In India, Certificates of Deposit (CDs) are regulated by the Reserve Bank of India (RBI) under the guidelines for issuing CD instruments. As per RBI guidelines, these short-term fixed deposits are usually issued for maturities ranging from 7 days to 1 year, offering competitive interest rates. Banks like State Bank of India (SBI), ICICI Bank, and HDFC Bank issue CDs to provide investors with a secure investment option that also helps these institutions manage liquidity. In terms of taxation, interest earned from CDs is taxable under the Income Tax Act. For banking exams like JAIIB and CAIIB, understanding CDs is crucial as they may form part of the syllabus related to fixed income securities and investment products.

Practical Example

Ramesh, a salaried employee in Delhi, has ₹1,00,000 that he wishes to invest for a year to earn better interest than a regular savings account. He decides to open a Certificate of Deposit with HDFC Bank, which offers an interest rate of 6% per annum for a one-year term. Ramesh deposits the amount and receives a certificate that stipulates the interest rate and maturity date. After one year, he cashes in the CD, receiving ₹1,06,000 — his initial investment plus the interest earned. Since he kept the funds in the CD for the complete term, he does not incur any penalties.

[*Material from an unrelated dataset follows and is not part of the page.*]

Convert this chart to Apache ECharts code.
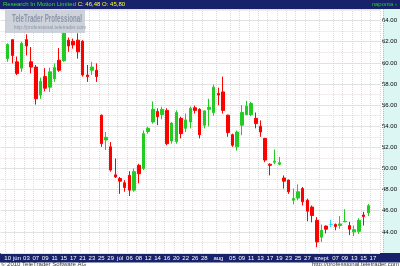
<!DOCTYPE html>
<html>
<head>
<meta charset="utf-8">
<script src="https://cdn.jsdelivr.net/npm/echarts@6/dist/echarts.min.js"></script>
<style>html,body{margin:0;padding:0;background:#fff;}#c{width:400px;height:266px;}</style>
</head>
<body>
<div id="c"></div>
<script>
// Trading days on the axis (first and last two slots have no candle)
const dates = ['05-26','05-27','05-28','06-01','06-02','06-03','06-04','06-07','06-08','06-09','06-10','06-11','06-14','06-15','06-16','06-17','06-18','06-21','06-22','06-23','06-24','06-25','06-28','06-29','06-30','07-01','07-02','07-06','07-07','07-08','07-09','07-12','07-13','07-14','07-15','07-16','07-19','07-20','07-21','07-22','07-23','07-26','07-27','07-28','07-29','07-30','08-02','08-03','08-04','08-05','08-06','08-09','08-10','08-11','08-12','08-13','08-16','08-17','08-18','08-19','08-20','08-23','08-24','08-25','08-26','08-27','08-30','08-31','09-01','09-02','09-03','09-07','09-08','09-09','09-10','09-13','09-14','09-15','09-16','09-17','09-20'];
// Candle dates (May 27 .. Sep 16)
const candleDates = dates.slice(1, 79);
const open  = [60.4,62.2,60.1,59.5,62.2,60.1,59.6,56.95,58.7,57.7,58.5,60.25,60.2,62.15,62.05,62.15,62.05,58.85,59.3,59.3,
               55.05,52.7,52.05,49.4,49.05,48.65,49.35,47.95,50.3,50.0,53.5,54.4,55.4,55.1,55.5,52.6,52.55,54.75,53.8,54.4,
               55.75,55.6,54.1,55.6,55.3,57.1,57.25,55.05,53.2,52.05,54.1,55.1,55.1,54.75,54.0,52.85,50.4,50.6,50.4,49.1,
               48.9,47.0,47.2,48.1,47.0,46.35,45.1,43.5,44.55,44.7,44.7,44.6,44.95,44.6,44.0,44.05,45.6,45.80];
const close = [61.75,60.7,59.0,61.85,61.6,59.6,56.6,58.25,57.6,59.15,59.55,59.3,62.8,61.6,61.7,61.05,58.85,58.7,59.6,58.7,
               52.35,52.95,49.85,49.2,48.8,48.2,47.95,49.7,49.5,53.3,53.8,55.6,54.9,55.6,52.35,54.3,55.3,53.3,54.6,55.7,
               55.5,53.2,55.45,55.8,57.7,56.95,55.5,53.4,52.2,53.45,55.3,55.9,56.15,54.25,53.45,50.8,50.3,50.7,50.55,48.8,
               47.8,47.15,47.8,46.85,45.95,45.55,43.05,44.15,44.25,44.7,44.5,44.75,45.0,44.25,44.2,45.1,45.45,46.48];
const low   = [60.1,59.95,58.85,59.15,60.7,59.0,56.05,56.6,57.3,57.25,58.2,59.15,60.1,61.05,61.35,60.4,58.7,58.2,58.85,58.2,
               52.05,51.75,49.7,49.1,47.6,47.8,47.4,47.8,48.6,49.85,53.3,54.25,54.1,54.65,52.2,52.35,52.35,52.85,53.45,53.8,
               55.2,52.85,53.8,54.0,55.0,56.0,55.2,53.0,52.05,51.7,53.15,55.05,54.95,53.8,53.0,50.6,49.35,50.4,50.3,48.1,
               47.6,46.6,47.0,46.5,45.0,44.9,42.55,43.05,43.85,44.45,44.15,44.3,44.95,43.7,43.6,43.8,44.6,45.5];
const high  = [61.85,62.25,60.6,62.0,62.7,61.5,59.8,58.6,59.5,59.55,59.95,61.4,62.9,62.4,62.3,62.8,62.15,59.8,60.1,59.95,
               55.1,53.45,52.5,50.95,49.2,48.9,49.75,50.0,50.45,53.6,53.95,56.35,55.7,55.85,55.7,54.4,55.5,54.9,55.2,55.85,
               55.95,55.7,55.5,56.6,57.95,57.65,58.7,55.1,53.3,53.6,56.0,56.4,56.3,55.3,54.55,52.9,50.5,51.8,51.1,49.35,
               48.95,48.1,48.5,48.25,47.15,46.5,45.4,44.7,44.6,45.15,44.8,45.5,46.15,44.95,44.6,45.3,45.9,46.65];
// Axis tick labels keyed by date
const tickLabels = {'05-27':'10','06-01':'jún','06-03':'03','06-07':'07','06-09':'09','06-11':'11','06-15':'15','06-17':'17',
  '06-21':'21','06-23':'23','06-25':'25','06-29':'29','07-01':'júl','07-06':'06','07-08':'08','07-12':'12','07-14':'14',
  '07-16':'16','07-20':'20','07-22':'22','07-26':'26','07-28':'28','08-02':'aug','08-05':'05','08-09':'09','08-11':'11',
  '08-13':'13','08-17':'17','08-19':'19','08-23':'23','08-25':'25','08-27':'27','09-01':'szept','09-07':'07','09-09':'09',
  '09-13':'13','09-15':'15','09-17':'17'};
const yMin = 42, yMax = 65.1, yStep = 2;
const yLabelMin = 44, yLabelMax = 64;

const byDate = {};
candleDates.forEach((d, i) => { byDate[d] = [open[i], close[i], low[i], high[i]]; });
const seriesData = dates.map(d => byDate[d] || '-');
const lastO = open[open.length - 1], lastC = close[close.length - 1];
const fmt = v => v.toFixed(2).replace('.', ',');

const NAVY = '#17226b';
const FONT = '"Liberation Sans", Arial, sans-serif';
const chart = echarts.init(document.getElementById('c'), null, {renderer: 'canvas'});
chart.setOption({
  animation: false,
  backgroundColor: '#ffffff',
  grid: {left: 0, right: 17, top: 9, bottom: 13},
  xAxis: {
    type: 'category', data: dates, boundaryGap: true,
    axisLine: {show: false}, axisTick: {show: false},
    axisLabel: {interval: 0, formatter: v => tickLabels[v] || '', color: '#ffffff', fontSize: 6, fontFamily: FONT, margin: 2},
    splitLine: {show: true, interval: (i, v) => !!tickLabels[v], lineStyle: {color: '#e6d6d6', type: 'dotted', width: 1}}
  },
  yAxis: {
    type: 'value', position: 'right', min: yMin, max: yMax, interval: yStep, scale: true,
    axisLine: {show: false}, axisTick: {show: false},
    axisLabel: {
      formatter: v => (v >= yLabelMin - 1e-6 && v <= yLabelMax + 1e-6 && Math.abs(v / yStep - Math.round(v / yStep)) < 1e-6) ? v.toFixed(2) : '',
      color: '#000000', fontSize: 6, fontFamily: FONT, margin: 2
    },
    splitLine: {show: true, lineStyle: {color: '#e2e2e2', width: 1}},
    minorTick: {show: false, splitNumber: 2},
    minorSplitLine: {show: true, lineStyle: {color: '#ead8d8', type: 'dotted'}}
  },
  series: [{
    type: 'candlestick', data: seriesData, barWidth: 3,
    itemStyle: {color: '#22cc22', color0: '#ff0000', borderColor: '#22cc22', borderColor0: '#ff0000', borderColorDoji: '#22e0ff', borderWidth: 1},
    markLine: {
      silent: true, symbol: 'none',
      lineStyle: {opacity: 0},
      label: {position: 'end', distance: 1, formatter: p => p.value.toFixed(2), backgroundColor: '#ffff00', color: '#000', fontSize: 6, fontFamily: FONT, padding: [1, 1, 0, 1]},
      data: [{yAxis: lastC}]
    }
  }],
  graphic: [
    {type: 'rect', z: -1, silent: true, shape: {x: 0, y: 0, width: 400, height: 9}, style: {fill: NAVY}},
    {type: 'rect', z: -1, silent: true, shape: {x: 0, y: 253, width: 400, height: 9.5}, style: {fill: NAVY}},
    {type: 'rect', z: -1, silent: true, shape: {x: 383, y: 9, width: 17, height: 244}, style: {fill: '#dcf6f4'}},
    {type: 'line', z: 5, silent: true, shape: {x1: 383.5, y1: 9, x2: 383.5, y2: 253}, style: {stroke: '#c9c37a', lineWidth: 1, lineDash: [1, 1]}},
    {type: 'text', z: 5, silent: true, x: 3, y: 4.8, style: {
      text: '{a|Research In Motion Limited} {b|C: ' + fmt(lastC) + ' O: ' + fmt(lastO) + '}',
      verticalAlign: 'middle', font: '6px ' + FONT,
      rich: {a: {fill: '#33dd33', fontSize: 6, fontFamily: FONT}, b: {fill: '#ffff33', fontSize: 6, fontFamily: FONT}}
    }},
    {type: 'text', z: 5, silent: true, x: 397, y: 4.8, style: {text: 'naponta ›', fill: '#22cc22', font: '6px ' + FONT, align: 'right', verticalAlign: 'middle'}},
    {type: 'text', z: 5, silent: true, x: 1, y: 264.5, style: {text: '© 2010 TeleTrader Software AG', fill: '#333333', font: '6px ' + FONT, verticalAlign: 'middle'}},
    {type: 'text', z: 5, silent: true, x: 399, y: 264.5, style: {text: 'http://professional.teletrader.com', fill: '#333333', font: '6px ' + FONT, align: 'right', verticalAlign: 'middle'}},
    {type: 'rect', z: 10, silent: true, shape: {x: 5, y: 10, width: 80, height: 23}, style: {fill: '#c6cad3', opacity: 0.85}},
    {type: 'text', z: 11, silent: true, x: 47, y: 19, scaleX: 0.62, originX: 0, originY: 0, style: {text: 'TeleTrader Professional', fill: '#8d97aa', font: 'bold 10px ' + FONT, align: 'center', verticalAlign: 'middle'}},
    {type: 'text', z: 11, silent: true, x: 50, y: 27.5, style: {text: 'http://professional.teletrader.com', fill: '#8d97aa', font: '5px ' + FONT, align: 'center', verticalAlign: 'middle'}}
  ]
});
</script>
</body>
</html>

Certificate of Deposit vs Fixed Deposit

Feature Certificate of Deposit (CD) Fixed Deposit (FD)
Term Length Short-term (days to 1 year) Medium to long-term (1 year to 10 years)
Interest Rate Generally higher than FDs Typically lower than CDs
Penalties for Early Withdrawal Severe penalties May have penalties
Liquidity Less liquid More flexible withdrawal options

Certificate of Deposit (CD) accounts are usually for shorter time horizons compared to Fixed Deposits (FD), which can stretch for years. CDs often provide higher interest rates but come with more stringent withdrawal penalties, making each suitable for different investment strategies.

Key Takeaways

  • A Certificate of Deposit (CD) is a low-risk fixed-term deposit option.
  • Interest rates on CDs are fixed and typically higher than savings accounts.
  • A CD's maturity can range from 7 days to 1 year in India.
  • Early withdrawal from a CD may result in penalties.
  • CDs are regulated by the Reserve Bank of India (RBI).
  • Interest earned on CDs is taxable as per the Income Tax Act.
  • Leading banks like SBI, ICICI Bank, and HDFC Bank offer CDs.
  • CDs are part of the JAIIB and CAIIB syllabus related to investment products.

Frequently Asked Questions

Q: Is interest from a Certificate of Deposit taxable?
A: Yes, the interest earned from a Certificate of Deposit (CD) is taxable as per the Income Tax Act in India. The amount will be added to your total income and taxed according to your income slab.

Q: What is the minimum amount required to open a CD?
A: The minimum amount to open a Certificate of Deposit varies by bank, but it typically starts from ₹1,000 and can go up to ₹1 lakh or more, depending on the financial institution’s policies.

Q: How does a CD differ from a savings account?
A: A Certificate of Deposit (CD) offers higher interest rates and requires a commitment to keep the funds locked for a specified term, whereas a savings account provides more liquidity but generally has lower interest rates.